P. vivait heureux, comme inspecteur de l'enseignement primaire à Yamoussoukro, le village du président Houphouët-Boigny, la capitale de la Côte d'Ivoire. Il passa contrat avec une étudiante française pour qu'elle lui fasse un enfant. L'enfant fut conçu et, quand il eut ses dents définitives, la mère le laissa au père et "tailla la route", contrat rempli.
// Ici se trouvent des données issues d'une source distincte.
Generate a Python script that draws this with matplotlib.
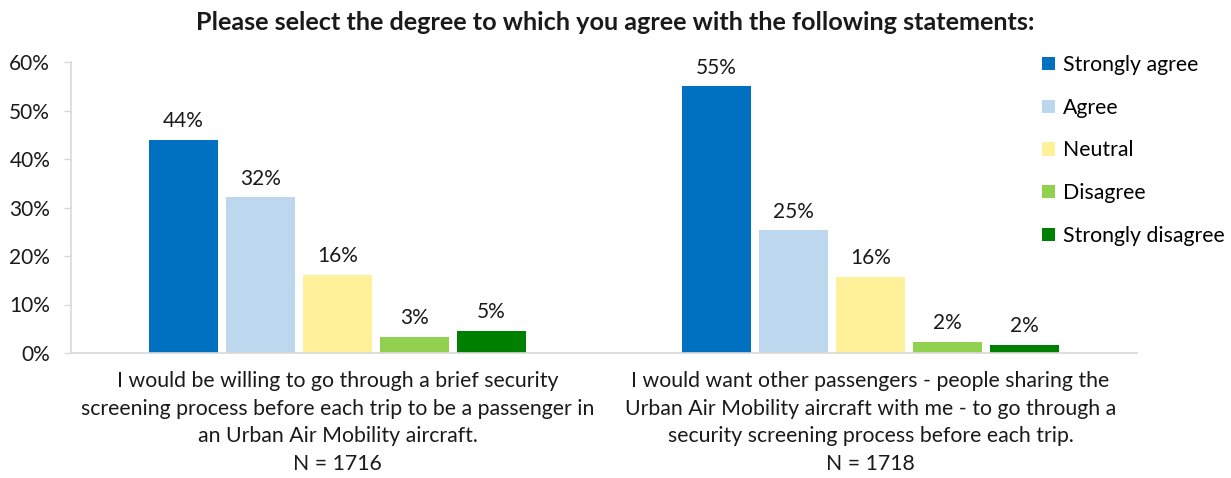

P. résolut de rentrer en France, sans doute pour confier l'enfant à sa famille paternelle.


Le président, celui qu'on appelait en s'inclinant le "Sage de l'Afrique", averti de cette volonté de départ, convoqua l'intéressé :

- Pourquoi veux-tu partir ?

- Je veux rentrer en France.


Félix Houphouët-Boigny n'était pas homme à se satisfaire d'explications toute simples.
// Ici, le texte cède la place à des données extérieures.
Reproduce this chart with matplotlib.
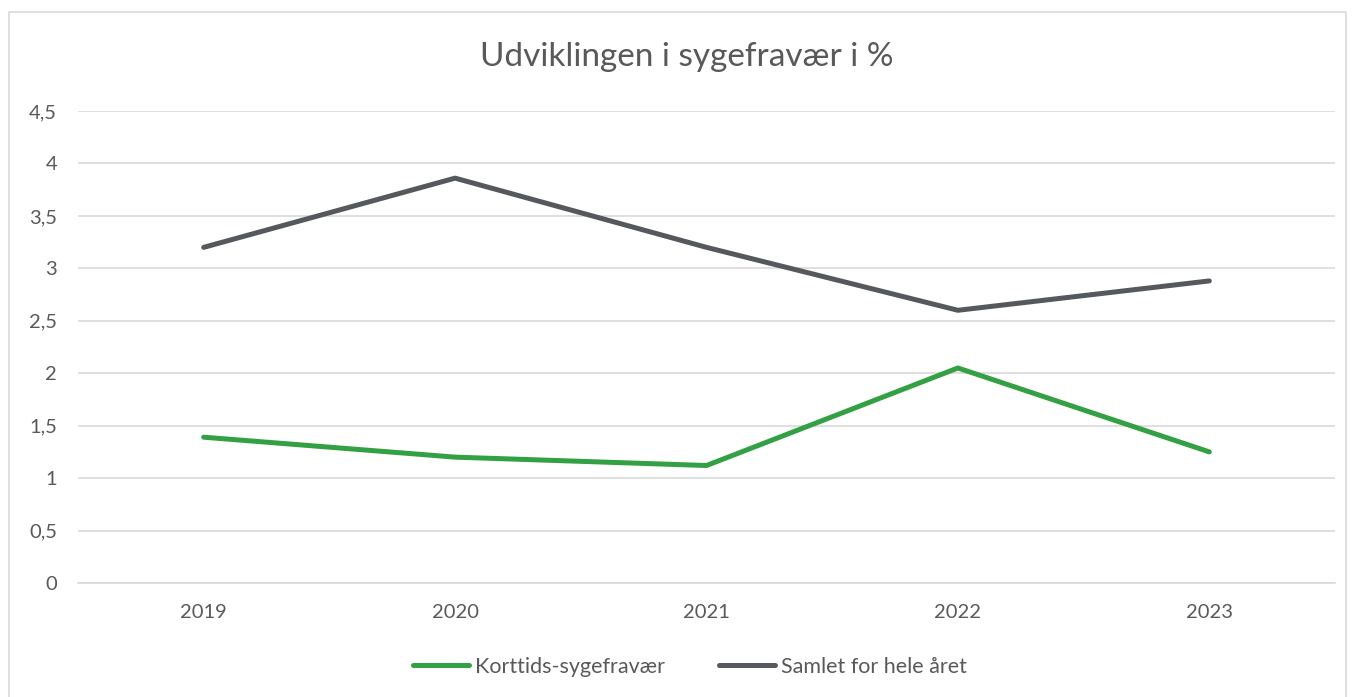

- Quel est ton problème ? Argent, santé, famille, différend professionnel ?

- Je veux rentrer en France.

 

 

Le bélier (boigny, en baoulé) est un animal têtu. Chaque fois que le président venait se ressourcer à Yamoussoukro (le village de la reine Yamoussou), il convoquait P. qui comprit qu'il ne s'en sortirait pas s'il ne livrait le nom d'un coupable, de celui qui avait provoqué son désarroi. Il se souvint que, plusieurs années auparavant,  D. (directeur de l'enseignement primaire) lui avait promis l'attribution d'une 504. En fait, à la fin du mois, devaient arriver à la direction de l'enseignement primaire une 504 et une R 12 neuves. D. garda pour lui le véhicule de commandement et attribua généreusement la R 12 à P.
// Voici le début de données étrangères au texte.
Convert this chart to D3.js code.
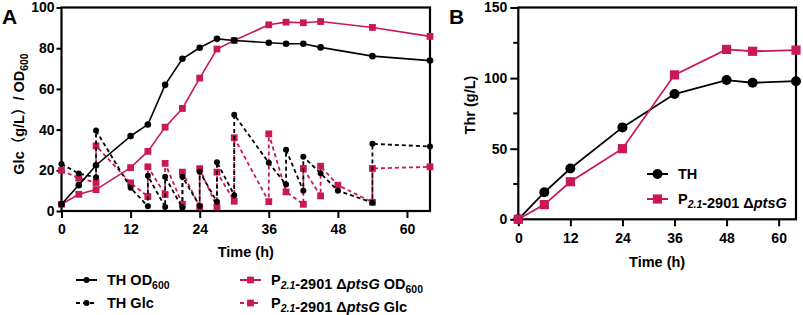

P., fatigué, concéda au président que c'était D. qui lui créait des problèmes mais il maintint sa volonté de quitter le pays. Le président était furieux mais il connaissait le fautif. Séance tenante, il appela le ministre de l'Éducation nationale : "Convoque-moi D. pour demain matin à la présidence."


À huit heures, D. (surnommé La pilule par les coopérants français, à l'incompréhension de leurs collègues ivoiriens) se présenta au Palais. Il y mijota jusqu'à quinze heures, ce qui lui donna le temps de penser au geôles du sous-sol.


 L'huissier l'appela et l'introduisit dans une pièce immense où, derrière un immense bureau, le vieux sage de l'Afrique tendit négligemment la main à son fonctionnaire, ce qui obligea celui-ci à courir pour saisir la dextre royale. Houphouët attaqua fort :


- C'est toi, petit Baoulé, qui veut chasser les Blancs de Yamoussoukro ? Ta mère con, bâtard, chien, terroriste, etc... Tu as jusqu'à demain matin pour me nommer un Blanc en remplacement de celui-là.


- Certainement, Président.


 C'est ainsi que V. succéda à P., V. dont le plus grand titre de gloire était non pas surréaliste mais subsaharien. Originaire des Pyrénées, il arriva à Abidjan dans les années cinquante. Au cours d'une soirée avinée, où étaient stigmatisées les velléités indépendantistes de certains natifs, il proféra des paroles anodines mais frappées du bon sens que procure l'euphorie alcoolique : " Putain, ça me ferait chier d'avoir un préfet nègre à Pau." Le gouverneur le remit à la disposition de la métropole. La colonie ayant accédé à l'indépendance, il revint avec les honneurs dus à un martyr de la colonisation. Après sa retraite, vers 1980 il se reconvertit dans les assurances, sous l'inoxydable égide du président.

 

Coule-t-il des jours heureux dans son Béarn natal, le fessier posé sur un énorme matelas d'argent, ou bien est-il déjà assis à la droite du Père ? Je ne sais.